To take a practical look at this concept, consider two real life projects. Company A has a very involved CEO who charged his senior management team with full commitment to the ERM process and linked this to compensation. He managed his team’s schedules to dedicate significant time to the process. It should not be surprising to know that this phase in the ERM process went extraordinarily well. Not only was the work product excellent, the culture of the company made a profound positive shift.
Company B funneled ERM through non-senior leadership. ERM was treated as a one-time project, not an ongoing process and was piloted in non-strategic functional area. Some good information came out of the exercise, but the end of the exercise was also the end of the project.

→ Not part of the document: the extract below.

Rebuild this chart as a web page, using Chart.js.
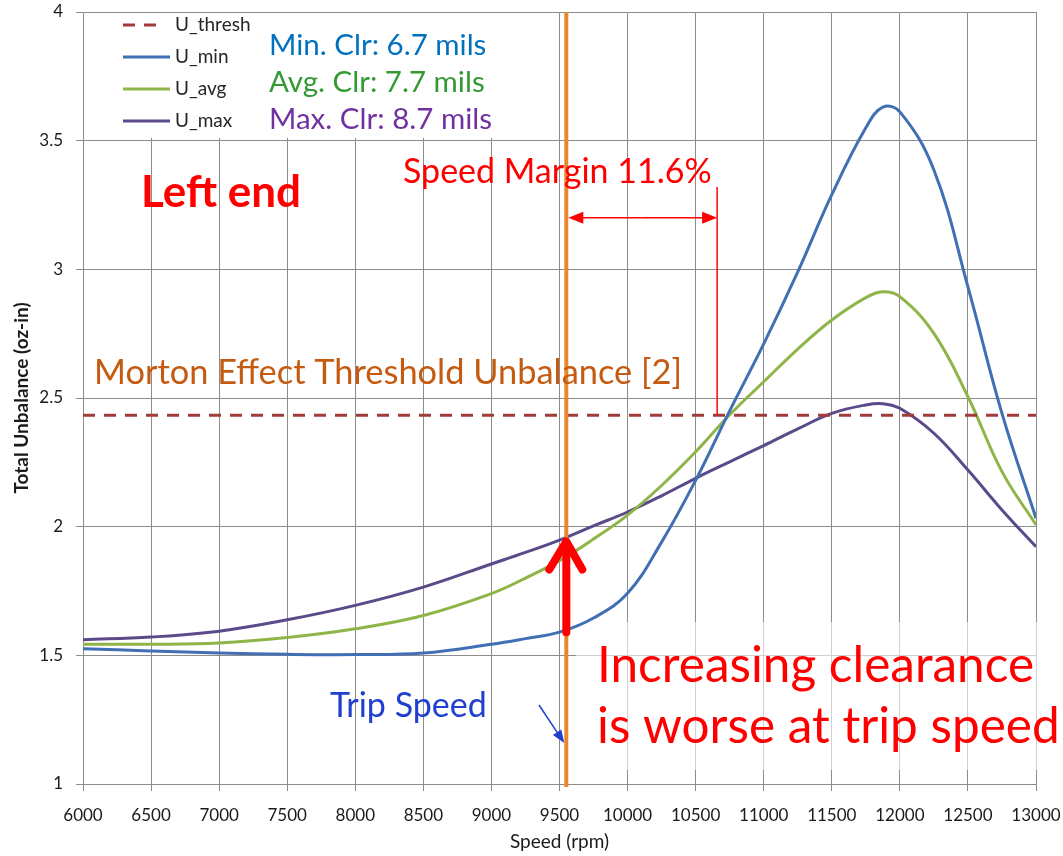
<!DOCTYPE html>
<html>
<head>
<meta charset="utf-8">
<script src="https://cdn.jsdelivr.net/npm/chart.js@4.4.0/dist/chart.umd.min.js"></script>
<style>
  html, body { margin: 0; padding: 0; background: #fff; }
  canvas { display: block; }
</style>
</head>
<body>
<canvas id="grafico" width="1063" height="856"></canvas>
<script>
// Velocidade do rotor (rpm)
const velocidades = [6000, 6500, 7000, 7500, 8000, 8500, 9000, 9250, 9500, 9750, 10000, 10250,
  10500, 10750, 11000, 11250, 11500, 11750, 11875, 12000, 12250, 12500, 12750, 13000];

// Desbalanceamento total (oz-in) para cada folga
const uMin = [1.526, 1.517, 1.509, 1.504, 1.503, 1.509, 1.543, 1.565, 1.59, 1.645, 1.741, 1.94,
  2.18, 2.45, 2.71, 2.99, 3.29, 3.55, 3.63, 3.612, 3.386, 2.932, 2.44, 2.033];
const uAvg = [1.543, 1.543, 1.548, 1.569, 1.603, 1.655, 1.74, 1.80, 1.868, 1.952, 2.045, 2.16,
  2.291, 2.435, 2.563, 2.69, 2.803, 2.89, 2.913, 2.894, 2.751, 2.505, 2.214, 2.007];
const uMax = [1.561, 1.571, 1.594, 1.638, 1.694, 1.765, 1.855, 1.90, 1.948, 2.003, 2.057, 2.12,
  2.188, 2.252, 2.315, 2.38, 2.44, 2.473, 2.478, 2.46, 2.363, 2.22, 2.065, 1.922];

// Limiar do efeito Morton (constante em toda a faixa)
const faixaVel = [6000, 13000];
const uThresh = 2.433;

// Velocidade de trip e margem
const velTrip = 9550;
const margem = 0.116;
const uMinTrip = 1.59;
const uMaxTrip = 1.95;

const nomesSeries = ['U_thresh', 'U_min', 'U_avg', 'U_max'];
const folgas = ['Min. Clr: 6.7 mils', 'Avg. Clr: 7.7 mils', 'Max. Clr: 8.7 mils'];

const pontos = (ys) => velocidades.map((v, i) => ({ x: v, y: ys[i] }));

// Seta simples com ponta cheia
function seta(ctx, x1, y1, x2, y2, comp, larg) {
  const ang = Math.atan2(y2 - y1, x2 - x1);
  ctx.beginPath();
  ctx.moveTo(x1, y1);
  ctx.lineTo(x2 - Math.cos(ang) * comp * 0.8, y2 - Math.sin(ang) * comp * 0.8);
  ctx.stroke();
  ctx.beginPath();
  ctx.moveTo(x2, y2);
  ctx.lineTo(x2 - comp * Math.cos(ang) + larg * Math.sin(ang), y2 - comp * Math.sin(ang) - larg * Math.cos(ang));
  ctx.lineTo(x2 - comp * Math.cos(ang) - larg * Math.sin(ang), y2 - comp * Math.sin(ang) + larg * Math.cos(ang));
  ctx.closePath();
  ctx.fill();
}

const anotacoes = {
  id: 'anotacoes',
  beforeDatasetsDraw(chart) {
    const ctx = chart.ctx;
    const a = chart.chartArea;
    ctx.save();
    // caixas brancas da legenda e das folgas
    ctx.fillStyle = '#fff';
    ctx.fillRect(a.left + 1, a.top + 1, 422, 125);
    // caixa do texto de baixo (semi-transparente)
    ctx.fillStyle = 'rgba(255,255,255,0.6)';
    ctx.fillRect(576, 622, 487, 148);
    ctx.restore();
  },
  afterDatasetsDraw(chart) {
    const ctx = chart.ctx;
    const a = chart.chartArea;
    const xs = chart.scales.x;
    const ys = chart.scales.y;
    const xTrip = xs.getPixelForValue(velTrip);
    const xMargem = xs.getPixelForValue(velTrip * (1 + margem));
    const yLimiar = ys.getPixelForValue(uThresh);

    ctx.save();

    // linha da velocidade de trip
    ctx.strokeStyle = '#E8872E';
    ctx.lineWidth = 4;
    ctx.beginPath();
    ctx.moveTo(xTrip, a.top);
    ctx.lineTo(xTrip, a.bottom + 3);
    ctx.stroke();

    // margem de velocidade
    ctx.strokeStyle = '#FF0000';
    ctx.fillStyle = '#FF0000';
    ctx.lineWidth = 1.5;
    ctx.beginPath();
    ctx.moveTo(xMargem, ys.getPixelForValue(3.32));
    ctx.lineTo(xMargem, yLimiar);
    ctx.stroke();
    const yFlecha = ys.getPixelForValue(3.2);
    seta(ctx, (xTrip + xMargem) / 2, yFlecha, xTrip + 2, yFlecha, 15, 6);
    seta(ctx, (xTrip + xMargem) / 2, yFlecha, xMargem, yFlecha, 15, 6);

    // seta grossa vermelha entre U_min e U_max na trip
    const yBase = ys.getPixelForValue(uMinTrip);
    const yTopo = ys.getPixelForValue(uMaxTrip);
    ctx.lineWidth = 8;
    ctx.lineCap = 'round';
    ctx.lineJoin = 'round';
    ctx.beginPath();
    ctx.moveTo(xTrip, yBase);
    ctx.lineTo(xTrip, yTopo + 3);
    ctx.stroke();
    ctx.beginPath();
    ctx.moveTo(xTrip - 17, yTopo + 30);
    ctx.lineTo(xTrip, yTopo + 2);
    ctx.lineTo(xTrip + 16, yTopo + 30);
    ctx.stroke();
    ctx.lineCap = 'butt';

    // indicador azul da trip
    ctx.strokeStyle = '#1F3FCF';
    ctx.fillStyle = '#1F3FCF';
    ctx.lineWidth = 1.5;
    seta(ctx, 539, 705, xTrip - 2, 743, 13, 5);

    // textos
    ctx.textBaseline = 'alphabetic';
    ctx.textAlign = 'left';
    const coresFolga = ['#0070C0', '#339A33', '#7030A0'];
    ctx.font = '29.5px Lato';
    folgas.forEach((t, i) => {
      ctx.fillStyle = coresFolga[i];
      ctx.fillText(t, 269, 55 + i * 37);
    });

    ctx.fillStyle = '#FF0000';
    ctx.font = 'bold 44px Lato';
    ctx.fillText('Left end', 141, 207);
    ctx.font = '34px Lato';
    ctx.fillText('Speed Margin 11.6%', 403, 183);
    ctx.font = '49.5px Lato';
    ctx.fillText('Increasing clearance', 597, 682);
    ctx.fillText('is worse at trip speed', 597, 743);

    ctx.fillStyle = '#C55A11';
    ctx.font = '34.4px Lato';
    ctx.fillText('Morton Effect Threshold Unbalance [2]', 94, 384);

    ctx.fillStyle = '#1F3FCF';
    ctx.font = '34px Lato';
    ctx.fillText('Trip Speed', 330, 717);

    // legenda (cortada pela caixa das folgas)
    ctx.beginPath();
    ctx.rect(a.left, a.top, 250 - a.left, 130);
    ctx.clip();
    ctx.font = '19px Lato';
    ctx.textBaseline = 'middle';
    chart.data.datasets.forEach((ds, i) => {
      const y = 25 + i * 32;
      ctx.strokeStyle = ds.borderColor;
      ctx.lineWidth = 3;
      ctx.setLineDash(ds.borderDash || []);
      ctx.beginPath();
      ctx.moveTo(123, y);
      ctx.lineTo(i === 0 ? 165 : 170, y);
      ctx.stroke();
      ctx.setLineDash([]);
      ctx.fillStyle = '#262626';
      ctx.fillText(ds.label, 175, y);
    });

    ctx.restore();
  }
};

const contexto = document.getElementById('grafico').getContext('2d');
const grafico = new Chart(contexto, {
  type: 'line',
  data: {
    datasets: [
      {
        label: nomesSeries[0],
        data: faixaVel.map(v => ({ x: v, y: uThresh })),
        borderColor: '#A33A3A',
        borderDash: [12, 9],
        borderWidth: 3,
        pointRadius: 0,
        tension: 0
      },
      {
        label: nomesSeries[1],
        data: pontos(uMin),
        borderColor: '#416FB4',
        borderWidth: 3,
        pointRadius: 0,
        tension: 0.4
      },
      {
        label: nomesSeries[2],
        data: pontos(uAvg),
        borderColor: '#8FB548',
        borderWidth: 3,
        pointRadius: 0,
        tension: 0.4
      },
      {
        label: nomesSeries[3],
        data: pontos(uMax),
        borderColor: '#5B4A8A',
        borderWidth: 3,
        pointRadius: 0,
        tension: 0.4
      }
    ]
  },
  options: {
    responsive: false,
    animation: false,
    devicePixelRatio: 1,
    layout: { padding: { top: 12, right: 27, left: 0, bottom: 0 } },
    plugins: {
      legend: { display: false },
      tooltip: { enabled: false }
    },
    scales: {
      x: {
        type: 'linear',
        min: 6000,
        max: 13000,
        afterFit: (s) => { s.height = 72; s.paddingLeft = 0; s.paddingRight = 0; },
        ticks: {
          stepSize: 500,
          padding: 14,
          maxRotation: 0,
          autoSkip: false,
          color: '#1a1a1a',
          font: { family: 'Lato', size: 17 },
          callback: (v) => String(v)
        },
        grid: { color: '#8c8c8c', tickLength: 7, tickColor: '#8c8c8c' },
        border: { color: '#8c8c8c' },
        title: {
          display: true,
          text: 'Speed (rpm)',
          color: '#1a1a1a',
          font: { family: 'Lato', size: 19 },
          padding: { top: 0, bottom: 3 }
        }
      },
      y: {
        min: 1,
        max: 4,
        afterFit: (s) => { s.width = 83; s.paddingTop = 0; s.paddingBottom = 0; },
        ticks: {
          stepSize: 0.5,
          padding: 13,
          color: '#1a1a1a',
          font: { family: 'Lato', size: 17 },
          callback: (v) => String(v)
        },
        grid: { color: '#8c8c8c', tickLength: 7, tickColor: '#8c8c8c' },
        border: { color: '#8c8c8c' },
        title: {
          display: true,
          text: 'Total Unbalance (oz-in)',
          color: '#1a1a1a',
          font: { family: 'Lato', size: 19, weight: 'bold' },
          padding: { top: 10, bottom: 0 }
        }
      }
    }
  },
  plugins: [anotacoes]
});
</script>
</body>
</html>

Having intimate knowledge of both companies, I can assure you that the swing in results has nothing to do with talent, intelligence or business acumen. The significant difference can be attributed to the presence of executive sponsorship, or lack thereof. Company A made a commitment as an organization to risk management as a process. This company is still reaping the benefits, while the other organization still has ERM on its to-do list.